Public Works: Starting work in your own community

Egypt has experienced a sharp rise of unemployment since the 2011 political transition, reaching 13.4% in early 2014, which is one of the highest levels in the past ten years, from an average of 8.9% in 2010. It is four times higher among women (24.5%) than among men and disproportionately affects the youth, which consists well over half (70.8%) of the unemployed.

Highlights

  • UNDP created a total of 605,549 work/days in over 7 governorates throughout Egypt since 2012 through the public works project with financial support from the Government of Japan.
  • The project constructed essential community infrastructures including potable water networks, paved roads and public market places.
  • UNDP’s public works model was scaled up by the Social Fund for Development with additional funding from the World Bank and EU (creating an additional 569,275 workdays).
  • UNDP will continue the public work project in 2015 creating some 266,000 work/days in community infrastructure development and social services.

Egypt has been confronted with the challenge of rising unemployment and ineffective social protection mechanisms. Despite over a quarter of the public budget committed to social protection, national policies have been criticised for not adequately targeting the poor. In particular, the social insurance system has been challenged to support the increasing number of people without jobs or social protection.

To respond to this challenge, the United Nations Development (UNDP) designed an Innovative Public Works scheme in partnership with the Social Fund for Development (SFD) to provide jobs to the most marginalised people throughout the country as a form of social protection since 2012, with the generous financial support from the Government of Japan.

In the poorest governorates, where many people struggle with hard conditions and lack basic infrastructure and services such as health, a job meant a new life.

To ensure proper targeting of the poor and to eradicate poverty (MDG 1), UNDP supported the development of a poverty map that identified the poorest regions throughout Egypt up to the village levels, based on the biannually updated household income and expenditure survey.

Through this scheme, in 2014, a total of 163,012 work/days were created. The work included construction of community infrastructure such as potable water networks, paving of roads and development of public markets in the poor rural districts of Fayoum and Sohag governorates. In addition to the jobs created, the infrastructures constructed have contributed to boosting the local economy and providing basic services to people such as clean water in the marginalised regions.

“I was unemployed before this job, some days I was able to find a job, but for others, I would stay without a job. It was Godsend.  After the revolution, there weren’t any jobs in Upper Egypt but when I heard about the project, I applied”, said a worker in a public works cleaning project commenting on how public works provided him with a new opportunity.

Building on this model developed by UNDP, the SFD was subsequently able to scale up the cash-for-work scheme to other governorates, with considerable funding from the World Bank and the European Union. The additional projects draw on the same model of labour-intensive public works with area-based targeting using the poverty map.

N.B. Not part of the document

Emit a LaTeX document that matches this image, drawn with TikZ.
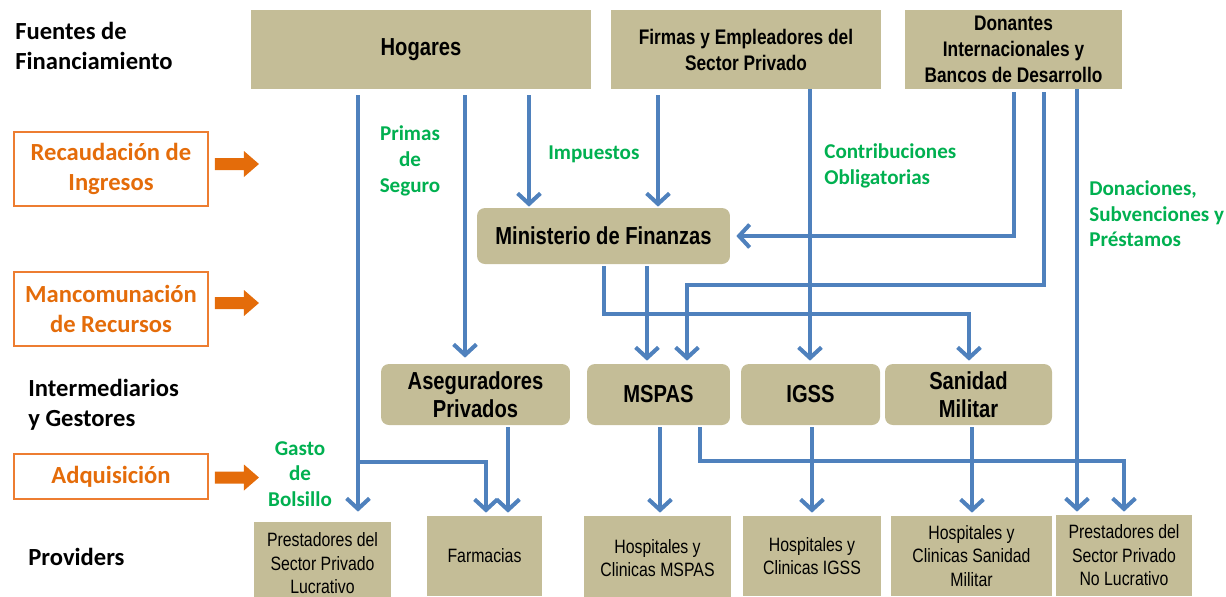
\documentclass[tikz,border=0pt]{standalone}
\usepackage{fontspec}
\setmainfont{Carlito}
\newfontfamily\narrow[FakeStretch=0.82]{Liberation Sans}
\usetikzlibrary{arrows.meta,calc}
\definecolor{tan}{HTML}{C4BD97}
\definecolor{flowblue}{HTML}{4F81BD}
\definecolor{stageorange}{HTML}{E46C0A}
\definecolor{stageborder}{HTML}{ED7D31}
\definecolor{moneygreen}{HTML}{00B050}

\begin{document}
\begin{tikzpicture}[x=0.02cm,y=-0.02cm,
  topbox/.style={fill=tan,align=center,font=\narrow\bfseries\fontsize{12}{14.8}\selectfont},
  midbox/.style={fill=tan,align=center,rounded corners=4.5pt,minimum height=1.22cm,font=\narrow\bfseries\fontsize{14}{16}\selectfont},
  provbox/.style={fill=tan,align=center,minimum height=1.6cm,font=\narrow\fontsize{11}{13.4}\selectfont},
  stage/.style={draw=stageborder,line width=1.1pt,text=stageorange,align=center,minimum width=3.88cm,font=\bfseries\fontsize{14}{17}\selectfont},
  level/.style={anchor=west,align=left,font=\bfseries\fontsize{14}{17}\selectfont},
  money/.style={text=moneygreen,font=\bfseries\fontsize{12}{14.6}\selectfont},
  flow/.style={draw=flowblue,line width=2.3pt,-{Straight Barb[length=6pt,width=13pt]},shorten >=0.06cm}]
      \tikzstyle{every node}+=[inner sep=0pt]
      \useasboundingbox (0,0) rectangle (1226,596);
      \node [level] (fuentes) at (15,46) {Fuentes de\\Financiamiento};
      \node [level] (inter) at (28,405) {Intermediarios\\y Gestores};
      \node [level] (prov) at (28,557) {Providers};
      \node [stage,minimum height=1.48cm] (rec) at (111,169) {Recaudación de\\Ingresos};
      \node [stage,minimum height=1.48cm] (man) at (111,309) {Mancomunación\\de Recursos};
      \node [stage,minimum height=0.9cm] (adq) at (111,476.5) {Adquisición};
      \foreach \s/\dy in {rec/-5,man/-6,adq/1}
        \fill [stageorange] ($(\s.east)+(6,\dy)$) ++(0,-6) -- ++(29,0) -- ++(0,-7) -- ++(15,13) -- ++(-15,13) -- ++(0,-7) -- ++(-29,0) -- cycle;
      \node [topbox,minimum width=6.8cm,minimum height=1.58cm,font=\narrow\bfseries\fontsize{14}{16}\selectfont] (hog) at (421,49.5) {Hogares};
      \node [topbox,minimum width=5.4cm,minimum height=1.58cm] (firm) at (746,49.5) {Firmas y Empleadores del\\Sector Privado};
      \node [topbox,minimum width=4.34cm,minimum height=1.58cm] (don) at (1013.5,49.5) {Donantes\\Internacionales y\\Bancos de Desarrollo};
      \node [midbox,minimum width=5.06cm,minimum height=1.12cm] (minf) at (603.5,236) {Ministerio de Finanzas};
      \node [midbox,minimum width=3.78cm] (aseg) at (475.5,394.5) {Aseguradores\\Privados};
      \node [midbox,minimum width=2.86cm] (mspas) at (658.5,394.5) {MSPAS};
      \node [midbox,minimum width=2.78cm] (igss) at (810.5,394.5) {IGSS};
      \node [midbox,minimum width=3.34cm] (sani) at (968.5,394.5) {Sanidad\\Militar};
      \node [provbox,minimum width=2.74cm,minimum height=1.66cm] (lucr) at (322.5,563.5) {Prestadores del\\Sector Privado\\Lucrativo};
      \node [provbox,minimum width=2.3cm] (farm) at (484.5,556) {Farmacias};
      \node [provbox,minimum width=2.94cm,minimum height=1.68cm] (hmsp) at (657.5,558) {Hospitales y\\Clinicas MSPAS};
      \node [provbox,minimum width=2.76cm] (higs) at (812,556) {Hospitales y\\Clinicas IGSS};
      \node [provbox,minimum width=3.22cm] (hsan) at (971.5,556) {Hospitales y\\Clinicas Sanidad\\Militar};
      \node [provbox,minimum width=2.72cm,minimum height=1.62cm] (nolu) at (1124,555.5) {Prestadores del\\Sector Privado\\No Lucrativo};
      \node [money,align=center] (primas) at (410,161) {Primas\\de\\Seguro};
      \node [money,anchor=west] (impu) at (548,154) {Impuestos};
      \node [money,anchor=west,align=left] (contrib) at (824,166) {Contribuciones\\Obligatorias};
      \node [money,anchor=west,align=left] (donac) at (1089,214) {Donaciones,\\Subvenciones y\\Préstamos};
      \node [money,align=center] (gasto) at (300,474) {Gasto\\de\\Bolsillo};
      \draw [flow,shorten >=0.2cm] ($(hog.south)+(-63,6)$) coordinate (h1) -- (h1 |- lucr.north);
      \coordinate (fk) at ($(farm.north)+(1.5,-54)$);
      \draw [flow] (h1 |- fk) -- (fk) -- (fk |- farm.north);
      \draw [flow,shorten >=0.12cm] ($(hog.south)+(44,6)$) coordinate (h2) -- (h2 |- aseg.north);
      \draw [flow,shorten >=0.02cm] ($(hog.south)+(108,6)$) coordinate (h3) -- (h3 |- minf.north);
      \draw [flow,shorten >=0.02cm] ($(firm.south)+(-88,6)$) coordinate (f1) -- (f1 |- minf.north);
      \draw [flow] ($(firm.south)+(64,0)$) coordinate (f2) -- (f2 |- igss.north);
      \draw [flow,shorten >=0.12cm] ($(don.south)+(0.5,3)$) |- (minf.east);
      \coordinate (mk) at ($(mspas.north)+(28.5,-79)$);
      \draw [flow] ($(don.south)+(30.5,3)$) |- (mk) -- (mk |- mspas.north);
      \draw [flow] ($(don.south)+(63.5,0)$) coordinate (d3) -- (d3 |- nolu.north);
      \coordinate (sk) at ($(sani.north)+(0.5,-50)$);
      \draw [flow] ($(minf.south)+(0.5,2)$) |- (sk) -- (sk |- sani.north);
      \draw [flow] ($(minf.south)+(43.5,2)$) coordinate (m2) -- (m2 |- mspas.north);
      \draw [flow] ($(aseg.south)+(32.5,2)$) coordinate (a1) -- (a1 |- farm.north);
      \draw [flow] ($(mspas.south)+(1.5,2)$) coordinate (s1) -- (s1 |- hmsp.north);
      \coordinate (nk) at ($(nolu.north)+(0,-54)$);
      \draw [flow] ($(mspas.south)+(41.5,2)$) |- (nk) -- (nolu.north);
      \draw [flow] ($(igss.south)+(1.5,2)$) coordinate (i1) -- (i1 |- higs.north);
      \draw [flow] ($(sani.south)+(3.5,2)$) coordinate (k1) -- (k1 |- hsan.north);
\end{tikzpicture}
\end{document}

The projects also benefited from UNDP’s capacity building support to SFD in the areas of gender mainstreaming and women empowerment, by increasing its engagement of women in the cash-for-work scheme. With additional funding, SFD was able to scale up UNDP’s public works project throughout the country, adding some 569,000 work/days (58% for women) and providing essential community infrastructures and social services to the poor communities.

The labour-intensive public works model has been recognised by the Egyptian government as one of UNDP’s and the international communities’ major contribution to the country’s economic stabilisation in a period of political and economic transition. UNDP continues its support to the innovative Public Works in 2015 by creating some 266,000 work/days in construction of community infrastructures and provision of social services in 7 governorates in Egypt.